# Fr: Aidez-moi à supporter cette épreuve/Help me support this ordeal



## fantazya

Am I ok with this translation?
مساعدتي دعم هذه المحنة


----------



## akhooha

"Help me support this ordeal" really doesn't make much sense in English --- do you mean "Help me survive this ordeal?" What are you trying to say in French?

P.S. The Arabic you have suggested doesn't really make much sense either....


----------



## fantazya

In french:

Aidez-moi à supporter cette épreuve

Thank you : -)


----------



## Hemza

Bonjour Fantazya,

Je dirai: "ساعدوني في تحمُّل هذا الاختبار". Mais qu'entends tu par "épreuve"? Un examen? Un test d'endurance? Y a t il un contexte particulier qui pourrait nous aider à trouver une traduction fidèle au sens en français? .


----------



## fantazya

Une épreuve de vie plutôt.

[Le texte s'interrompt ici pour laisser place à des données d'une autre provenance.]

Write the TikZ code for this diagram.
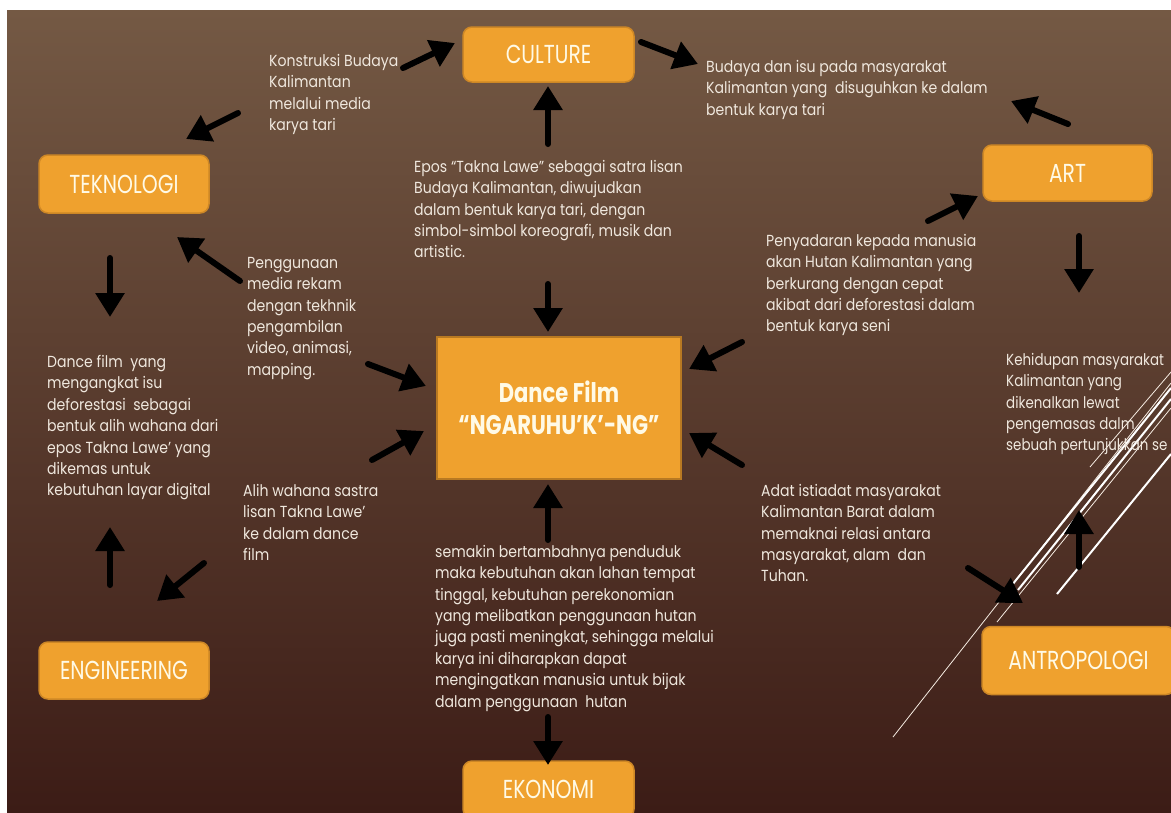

Comme la perte d'un être cher par exemple.


----------



## akhooha

I suggest:
ساعدوني في تحمُّل هذه المُصيبة


----------



## fantazya

Parfait, merci beaucoup : -)


----------



## Bakr

> Je dirai:ساعدوني في تحمُّل هذا الاختبار






> I suggest:
> ساعدوني في تحمُّل هذه المُصيبة



كذلك كلمة أخرى

ساعدوني في/على تحمل هذه المحنة


----------



## fantazya

Bien,, merci, je vais suggérer les deux à mon ami : -)


----------



## PlanC

Je dirais plutôt:
"Aidez moi à surmonter cette épreuve."
ساعدوني على تخطّي/تجاوز هذه المحنة/الأزمة


----------



## Hemza

PlanC said:


> Je dirais plutôt:
> "Aidez moi à surmonter cette épreuve."
> ساعدوني على تخطّي/تجاوز هذه المحنة/الأزمة



Hello akhi,

Doesn't "أزمة" mean "crisis"? Or does it have other meanings?


----------



## PlanC

Hi Hemza,  الأزمة could also refer to أزمة نفسية


----------



## Hemza

PlanC said:


> Hi Hemza,  الأزمة could also refer to أزمة نفسية



Thanks .


----------



## cherine

Une chose très importante à ne pas oublier: à qui s'addresse le verbe "aidez"? Est-ce le "vous" pluriel ou singulier? Est-ce une demande addressée à un(e) ou plusieurs ami(e)s, ou à Dieu? Je le demande parce que ce ça pourrait changer la conjugaison du verbe arabe.


----------



## Hemza

Ca peut aussi être impersonnel, non adressé à quelqu'un en particulier. Mais je ne sais pas si ça aura une influence sur la traduction en arabe.

-"Vous" singulier, en tant que marqueur de distance/respect, en arabe est traduit par "انتَ/انتِ" "ساعديني/ساعدني
-"Vous" en tant que pronom pluriel: أنتم/أنتما" ساعدوني/ساعداني

Ps: je ne suis pas du tout sûr en ce qui concerne le duel (انتما).


----------



## fantazya

C'est une demande adressée à un saint ou à Dieu,

Merci !


----------



## PlanC

Hemza said:


> -"Vous" singulier , en tant que marqueur de distance/respect, en arabe est traduit par "انتَ/انتِ" "ساعديني/ساعدني .


i.e: ساعدني يا إلهى...


Hemza said:


> -"Vous" en tant que pronom pluriel et duo: أنتم/أنتما" ساعدوني/ساعداني .





Hemza said:


> Ca peut aussi être impersonnel, non adressé à quelqu'un en particulier...


in another context (plus pratique) you could perfectly say: الرجاء المساعـــدة....


----------



## cherine

fantazya said:


> C'est une demande adressée à un saint ou à Dieu


Dans ce cas, le verbe arabe serait ساعِدني (singulier, masculine) and not ساعدوني (pluriel).

On peut dire:
ساعدني في تجاوز هذه المحنة
ساعدني في هذه الأزمة


----------



## fantazya

Merci merci merci à vous tous : -)


----------